Non è un caso che nei nove mesi di occupazione i tedeschi si preoccuparono principalmente di "tenere calma la piazza", a cominciare dall'impiego di truppe austriache (quindi di religione cattolica) e di soldati anziani o mandati in licenza. Per gli stessi motivi i comandi tedeschi provvidero spesso a punire gli abusi commessi dalla loro soldataglia, tennero segreta l'avvenuta fucilazione dei Nove Martiri, provvidero alla fucilazione del milite fascista Tonino Ciroli, colpevole dell'omicidio dei coniugi Berardoni in via San Martino.
Nonostante questi accorgimenti, fin dall'inizio incombeva tuttavia nelle retrovie la minaccia di migliaia di ex-POW anglo-americani che, con grandissimo rischio personale, contadini, cittadini e religiosi nascosero, nutrirono e aiutarono a passare le linee.
E poi la minaccia dell'attività partigiana, sempre sottovalutata: un'attività che era nata spontanea (soprattutto per spirito di autodifesa, come nel caso dei Nove Martiri o dei primi gappisti di città), ma che dal febbraio '44, con l'arrivo di Giovanni Ricottilli, di Luigi Marrone e altri militari, diventò organizzata e particolarmente aggressiva.
Non per niente i tedeschi allestirono nel complesso di Collemaggio il terribile centro di detenzione e tortura noto come "la via Tasso aquilana", e impiegarono anche sul nostro territorio reparti dedicati esclusivamente alla lotta anti-guerriglia (come il battaglione Brandenburg).

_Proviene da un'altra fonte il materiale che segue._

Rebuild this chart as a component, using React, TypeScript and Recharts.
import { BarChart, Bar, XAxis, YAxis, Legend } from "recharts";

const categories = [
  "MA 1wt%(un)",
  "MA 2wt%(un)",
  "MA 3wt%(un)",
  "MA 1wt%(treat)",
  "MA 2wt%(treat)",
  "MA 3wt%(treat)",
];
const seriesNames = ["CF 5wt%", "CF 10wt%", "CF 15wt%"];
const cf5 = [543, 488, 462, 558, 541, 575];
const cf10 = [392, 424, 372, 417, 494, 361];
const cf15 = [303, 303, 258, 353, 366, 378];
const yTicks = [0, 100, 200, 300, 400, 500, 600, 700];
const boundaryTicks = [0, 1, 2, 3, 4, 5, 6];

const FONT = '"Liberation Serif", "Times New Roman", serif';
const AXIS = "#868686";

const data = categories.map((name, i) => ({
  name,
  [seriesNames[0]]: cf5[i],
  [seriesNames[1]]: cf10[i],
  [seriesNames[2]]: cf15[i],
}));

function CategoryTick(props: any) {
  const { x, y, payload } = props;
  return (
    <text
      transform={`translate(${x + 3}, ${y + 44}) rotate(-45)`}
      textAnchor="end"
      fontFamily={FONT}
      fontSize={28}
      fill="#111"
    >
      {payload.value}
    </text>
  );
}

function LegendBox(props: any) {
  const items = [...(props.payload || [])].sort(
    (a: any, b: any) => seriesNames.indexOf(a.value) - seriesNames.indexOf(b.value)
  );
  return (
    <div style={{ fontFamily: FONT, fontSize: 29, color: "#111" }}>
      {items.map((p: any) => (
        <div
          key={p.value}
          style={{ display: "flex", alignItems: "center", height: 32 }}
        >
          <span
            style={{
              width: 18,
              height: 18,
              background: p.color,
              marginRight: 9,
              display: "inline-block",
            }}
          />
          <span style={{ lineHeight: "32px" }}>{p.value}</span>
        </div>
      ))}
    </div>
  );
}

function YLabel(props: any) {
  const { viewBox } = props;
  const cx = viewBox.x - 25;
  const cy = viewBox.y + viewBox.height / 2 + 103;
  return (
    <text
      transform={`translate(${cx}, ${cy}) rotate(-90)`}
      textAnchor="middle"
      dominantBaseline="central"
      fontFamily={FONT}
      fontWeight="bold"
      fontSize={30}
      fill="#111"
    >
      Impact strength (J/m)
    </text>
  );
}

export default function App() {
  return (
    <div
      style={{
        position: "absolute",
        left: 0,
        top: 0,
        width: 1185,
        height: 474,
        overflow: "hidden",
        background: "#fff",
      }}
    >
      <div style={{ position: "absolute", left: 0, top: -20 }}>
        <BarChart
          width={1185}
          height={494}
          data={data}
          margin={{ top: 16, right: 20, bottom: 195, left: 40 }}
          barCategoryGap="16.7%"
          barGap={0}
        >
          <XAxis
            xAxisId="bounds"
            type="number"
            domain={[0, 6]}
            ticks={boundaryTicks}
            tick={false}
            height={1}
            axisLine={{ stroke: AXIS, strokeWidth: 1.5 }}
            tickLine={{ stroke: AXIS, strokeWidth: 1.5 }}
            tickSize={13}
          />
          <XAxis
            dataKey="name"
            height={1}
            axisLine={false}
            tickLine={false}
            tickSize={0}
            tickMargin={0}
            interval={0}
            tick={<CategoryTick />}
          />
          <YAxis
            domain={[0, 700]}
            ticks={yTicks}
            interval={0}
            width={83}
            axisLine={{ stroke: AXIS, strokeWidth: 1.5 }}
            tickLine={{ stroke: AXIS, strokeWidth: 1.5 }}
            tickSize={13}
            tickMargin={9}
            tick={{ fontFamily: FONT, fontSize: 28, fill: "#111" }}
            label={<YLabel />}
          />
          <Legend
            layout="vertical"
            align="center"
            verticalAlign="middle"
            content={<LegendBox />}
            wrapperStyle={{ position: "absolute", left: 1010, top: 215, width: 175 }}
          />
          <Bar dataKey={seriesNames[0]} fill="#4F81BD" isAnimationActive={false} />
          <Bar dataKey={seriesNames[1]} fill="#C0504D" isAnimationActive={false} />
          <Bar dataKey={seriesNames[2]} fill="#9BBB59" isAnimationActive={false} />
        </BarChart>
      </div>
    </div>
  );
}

Faccio notare che a questo apparato repressivo mancò anche all'Aquila il sufficiente sostegno neofascista, grazie al rifiuto di ri-arruolarsi della stragrande maggioranza dei 600.000 soldati internati in Germania, che costituisce un tassello fondamentale della Resistenza, assieme a quello della lotta armata e della diffusa resistenza disarmata.

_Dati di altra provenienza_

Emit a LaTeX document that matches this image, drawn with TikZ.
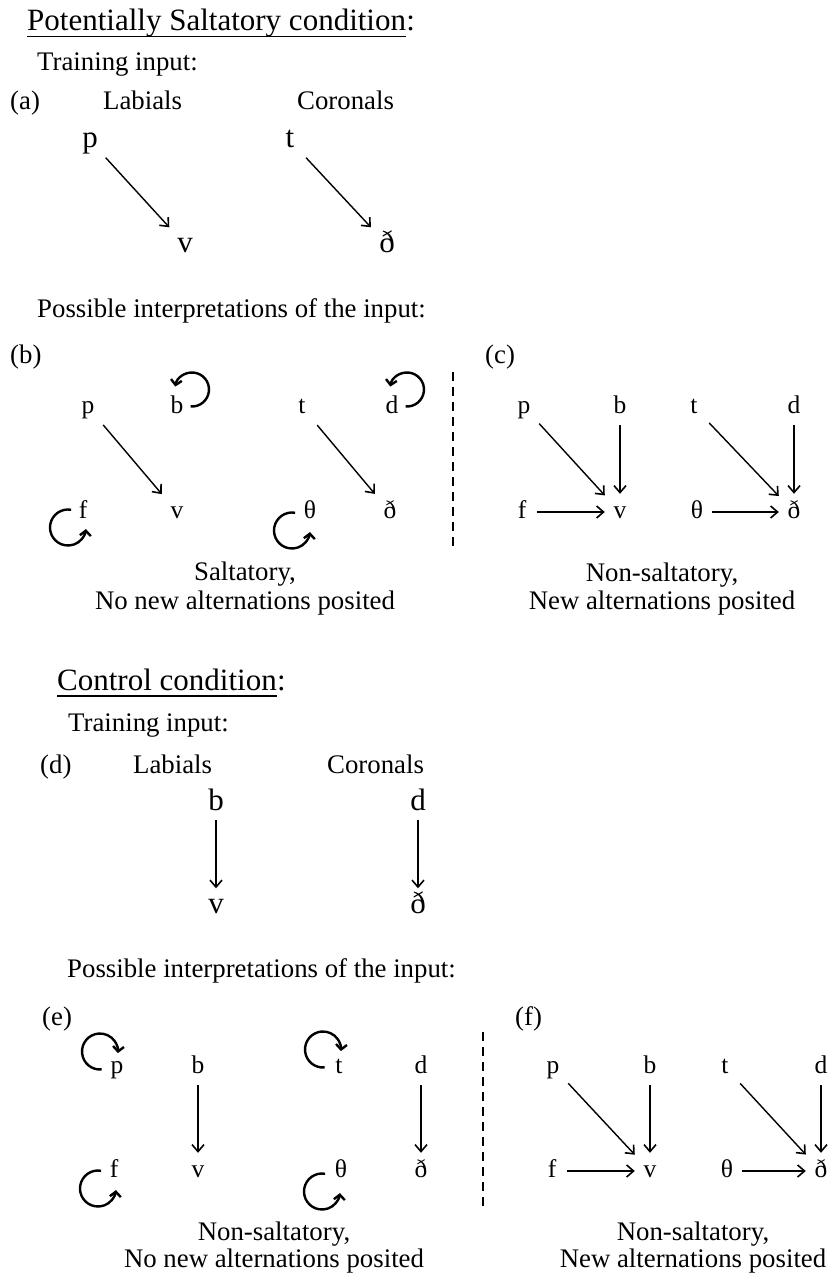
\documentclass[tikz,border=0pt]{standalone}
\usepackage{fontspec}
\setmainfont{Liberation Serif}
\usetikzlibrary{arrows.meta}
\begin{document}
\begin{tikzpicture}[x=1pt,y=-1pt,
  txt/.style={inner sep=0pt,anchor=base west,font=\fontsize{26.8}{30}\selectfont},
  ctxt/.style={inner sep=0pt,anchor=base,font=\fontsize{26.8}{30}\selectfont},
  ttl/.style={inner sep=0pt,anchor=base west,font=\fontsize{31}{36}\selectfont},
  bigph/.style={anchor=base,inner sep=0pt,minimum width=34pt,minimum height=34pt,text height=21pt,text depth=6pt,font=\fontsize{31}{36}\selectfont},
  smph/.style={anchor=base,inner sep=0pt,minimum width=30pt,minimum height=36pt,text height=17pt,text depth=5pt,font=\fontsize{25.5}{30}\selectfont},
  arr/.style={line width=1.4pt,-{Straight Barb[length=7pt,width=12pt,line width=1.6pt]}},
  lp/.style={line width=2.4pt,-{Straight Barb[length=5pt,width=11pt,line width=2.4pt]}},
  sep/.style={line width=2pt,dash pattern=on 9pt off 6pt}]
\useasboundingbox (0,0) rectangle (835,1276);

% ---------- Potentially Saltatory condition ----------
\node[ttl] (T1) at (27,31) {Potentially Saltatory condition};
\node[ttl,anchor=base west] (T1c) at (T1.base east) {:};
\draw[line width=1.6pt] ([yshift=-5.5pt]T1.base west) -- ([yshift=-5.5pt]T1.base east);
\node[txt] (tr1) at (37,71) {Training input:};
\node[txt] (la) at (10,110) {(a)};
\node[txt] (lab1) at (103,110) {Labials};
\node[txt] (cor1) at (297,110) {Coronals};
\node[bigph] (ap) at (90,148) {p};
\node[bigph] (at) at (290,148) {t};
\node[bigph] (av) at (185,252) {v};
\node[bigph] (adh) at (387,252) {ð};
\draw[arr] (ap) -- (av);
\draw[arr] (at) -- (adh);

\node[txt] (pos1) at (37,317) {Possible interpretations of the input:};

% (b)
\node[txt] (lb) at (10,363) {(b)};
\node[smph] (bp) at (88,413) {p};
\node[smph] (bb) at (177,413) {b};
\node[smph] (bt) at (302,413) {t};
\node[smph] (bd) at (392,413) {d};
\node[smph] (bf) at (83,518) {f};
\node[smph] (bv) at (177,518) {v};
\node[smph] (bth) at (310,518) {θ};
\node[smph] (bdh) at (390,518) {ð};
\draw[arr] (bp) -- (bv);
\draw[arr] (bt) -- (bdh);
\draw[lp] ([shift={(-95:17pt)}]bb.center) ++(15,-17.5) arc[start angle=-95,end angle=170,radius=17pt];
\draw[lp] ([shift={(-95:17pt)}]bd.center) ++(15,-17.5) arc[start angle=-95,end angle=170,radius=17pt];
\draw[lp] ([shift={(80:18pt)}]bf.center) ++(-15,15.5) arc[start angle=80,end angle=355,radius=18pt];
\draw[lp] ([shift={(80:18pt)}]bth.center) ++(-18,18.5) arc[start angle=80,end angle=355,radius=18pt];
\coordinate (s1a) at (453,372);
\coordinate (s1b) at (453,548);
\draw[sep] (s1a) -- (s1b);
\node[ctxt] (bcap1) at (245,580) {Saltatory,};
\node[ctxt] (bcap2) at (245,609) {No new alternations posited};

% (c)
\node[txt] (lc) at (485,363) {(c)};
\node[smph] (cp) at (524,413) {p};
\node[smph] (cb) at (620,413) {b};
\node[smph] (ct) at (694,413) {t};
\node[smph] (cd) at (794,413) {d};
\node[smph] (cf) at (522,518) {f};
\node[smph] (cv) at (620,518) {v};
\node[smph] (cth) at (697,518) {θ};
\node[smph] (cdh) at (794,518) {ð};
\draw[arr] (cp) -- (cv);
\draw[arr] (cb) -- (cv);
\draw[arr] (cf) -- (cv);
\draw[arr] (ct) -- (cdh);
\draw[arr] (cd) -- (cdh);
\draw[arr] (cth) -- (cdh);
\node[ctxt] (ccap1) at (662,581) {Non-saltatory,};
\node[ctxt] (ccap2) at (662,609) {New alternations posited};

% ---------- Control condition ----------
\node[ttl] (T2) at (57,690) {Control condition};
\node[ttl] (T2c) at (T2.base east) {:};
\draw[line width=1.6pt] ([yshift=-6pt]T2.base west) -- ([yshift=-6pt]T2.base east);
\node[txt] (tr2) at (68,731) {Training input:};
\node[txt] (ld) at (40,773) {(d)};
\node[txt] (lab2) at (133,773) {Labials};
\node[txt] (cor2) at (327,773) {Coronals};
\node[bigph] (db) at (216,810) {b};
\node[bigph] (dd) at (418,810) {d};
\node[bigph] (dv) at (216,913) {v};
\node[bigph] (ddh) at (418,913) {ð};
\draw[arr] (db) -- (dv);
\draw[arr] (dd) -- (ddh);

\node[txt] (pos2) at (67,977) {Possible interpretations of the input:};

% (e)
\node[txt] (le) at (42,1025) {(e)};
\node[smph] (ep) at (117,1073) {p};
\node[smph] (eb) at (198,1073) {b};
\node[smph] (et) at (339,1073) {t};
\node[smph] (ed) at (421,1073) {d};
\node[smph] (ef) at (114,1177) {f};
\node[smph] (ev) at (198,1177) {v};
\node[smph] (eth) at (341,1177) {θ};
\node[smph] (edh) at (421,1177) {ð};
\draw[arr] (eb) -- (ev);
\draw[arr] (ed) -- (edh);
\draw[lp] ([shift={(275:18pt)}]ep.center) ++(-17,-15.5) arc[start angle=275,end angle=-5,radius=18pt];
\draw[lp] ([shift={(275:18pt)}]et.center) ++(-16,-17.5) arc[start angle=275,end angle=-5,radius=18pt];
\draw[lp] ([shift={(80:18pt)}]ef.center) ++(-16,17.5) arc[start angle=80,end angle=355,radius=18pt];
\draw[lp] ([shift={(80:18pt)}]eth.center) ++(-19,20.5) arc[start angle=80,end angle=355,radius=18pt];
\coordinate (s2a) at (483,1032);
\coordinate (s2b) at (483,1210);
\draw[sep] (s2a) -- (s2b);
\node[ctxt] (ecap1) at (274,1240) {Non-saltatory,};
\node[ctxt] (ecap2) at (274,1267) {No new alternations posited};

% (f)
\node[txt] (lf) at (515,1025) {(f)};
\node[smph] (fp) at (553,1073) {p};
\node[smph] (fb) at (650,1073) {b};
\node[smph] (ft) at (725,1073) {t};
\node[smph] (fd) at (821,1073) {d};
\node[smph] (ff) at (552,1177) {f};
\node[smph] (fv) at (650,1177) {v};
\node[smph] (fth) at (727,1177) {θ};
\node[smph] (fdh) at (821,1177) {ð};
\draw[arr] (fp) -- (fv);
\draw[arr] (fb) -- (fv);
\draw[arr] (ff) -- (fv);
\draw[arr] (ft) -- (fdh);
\draw[arr] (fd) -- (fdh);
\draw[arr] (fth) -- (fdh);
\node[ctxt] (fcap1) at (693,1240) {Non-saltatory,};
\node[ctxt] (fcap2) at (693,1267) {New alternations posited};
\end{tikzpicture}
\end{document}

Dunque, pressata dagli eserciti alleati e minacciata alle spalle dagli uomini della Resistenza, la X Armata tedesca di Kesselring non aveva altra possibilità che il ripiegamento. Altro che "miracolo di Sant'Antonio"! La liberazione dell'Aquila va intesa unicamente come il frutto di una lotta senza quartiere al nazi-fascismo.
Con la liberazione finivano nove lunghi mesi di occupazione che qui è impossibile rievocare analiticamente. Voglio solo evocare dei flash: i passi delle ronde tedesche coi loro scarponi chiodati; il collare metallico della FeldGendarmerie, il comando della Silvestrella, l'obbligo dell'oscuramento, l'ascolto clandestino di radio Londra, il suono lacerante delle sirene dell'allarme aereo e l'incubo degli attacchi aerei alleati (culminati nel bombardamento dell'8 dicembre), i rastrellamenti alla ricerca di POW, ebrei, partigiani e renitenti, i civili investiti dai camion tedeschi lungo le strade, il mercato nero. Basterebbe leggere i tanti memoriali di chi ha vissuto quei tempi, come i recenti ricordi personali resi pubblici da Emanuela Medoro.
Su tutto dominavano il diffuso senso di paura mascherato sotto una parvenza di normalità, e la percezione dell'incertezza (si sa sempre, infatti, come e quando una guerra inizia, mai quando e come finisce…)
Col forzoso ripiegamento tedesco, gli Aquilani vedevano dunque partire le prudenti truppe stanziali di occupazione e vedevano transitare reparti incattiviti dalla sconfitta e nugoli di pericolosissimi guastatori. In questo scenario maturarono i sanguinosi colpi di coda di Onna e di Filetto, ma anche Capistrello.
Finalmente il 13 giugno L'Aquila si liberava da tutto questo: dalla guerra, dalla paura, dalla fame. E accoglieva i primi reparti del C.I.L. e le maggiori bande partigiane che dagli inizi di giugno si erano portate sulle alture a ridosso della città: la "Di Vincenzo", la "Duchessa", la banda di D'Ascenzo (Arischia).
Iniziava così, pur nell'ambito di una seconda occupazione, il lento apprendistato democratico, animato da uomini come Pietro Ventura, Emidio Lopardi, Carlo Chiarizia, Stanislao Pietrostefani.
Tuttavia non mancheranno patrioti aquilani che sceglieranno volontariamente di continuare la guerra coi reparti del C.I.L. o con la brigata Maiella, pagando spesso con la vita questo slancio patriottico (Mario Tradardi, Giorgio Agnetti, Tonino Rauco). Uomini che si ricollegavano idealmente al sacrificio prematuro dei Nove Martiri, i cui resti saranno rinvenuti il 14 giugno.
Credo che questa commemorazione sia una occasione (come già per i Nove Martiri) per capire e per compiere un atto di giustizia verso tutte quelle donne e quegli uomini che per nove mesi hanno retto il peso dell'occupazione e ne hanno affrettato la conclusione.
In questo senso, gli storici hanno fatto la loro parte: la mia esortazione è che facciano la loro parte anche la scuola, il mondo della cultura e dell'informazione, e la politica. Perché la conoscenza e il ricordo del passato sono elementi essenziali per plasmare la società che tutti dovrebbero desiderare: una società attenta e consapevole.